Apollo is dangerous to Unify because it can sell the whole outbound stack in one login, at self serve price points, before a buyer ever goes shopping for a specialist. Unify automates the manual work that starts after an intent signal appears, but Apollo now pairs a huge contact database, sequencing, dialing, website intent, and workflow tools in one product, which makes it the default bundle for SMB and midmarket teams that want speed and low tool sprawl.

  • Before tools like Unify, reps often stitched together 6sense or Clearbit alerts, LinkedIn, Apollo or ZoomInfo contact lookups, and Outreach or Salesloft sequences by hand. Unify wins by collapsing that workflow into one automated playbook, but Apollo can now cover more of those steps natively inside its own product.
  • Apollo has scaled that bundle far beyond a point solution. It reached about $150M ARR by May 2025, after hitting $134M ARR at the end of 2024, and added products like Scores & Signals, Workflows, a lightweight CRM, and meeting tools. That breadth lets it compete on both functionality and procurement simplicity.
  • The real fault line is data architecture. Unify is built to pull in CRM, website, CDP, and third party intent sources, then decide who to contact and when. Apollo can run similar warm outbound motions, but they are strongest when a team is willing to live inside Apollo's own data and workflow ecosystem.
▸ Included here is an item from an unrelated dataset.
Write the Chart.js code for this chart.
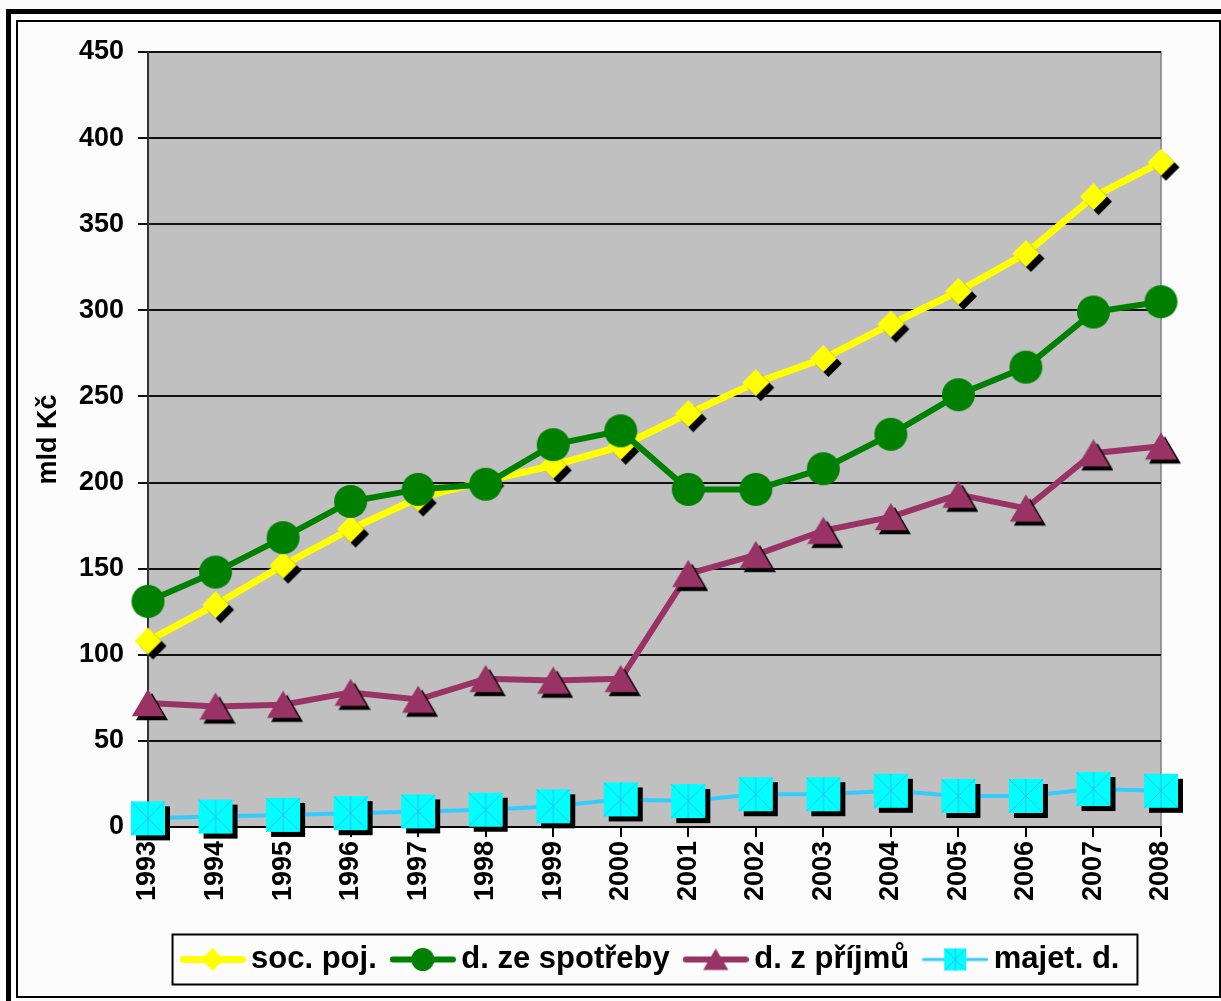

This market is heading toward fewer standalone tools and more bundled systems that combine data, triggering, messaging, and basic CRM. That favors Apollo in the lower end of the market, while pushing Unify to win by being the better orchestration layer for companies with richer first party data, more complex routing rules, and a stronger need to mix many data sources into one outbound motion.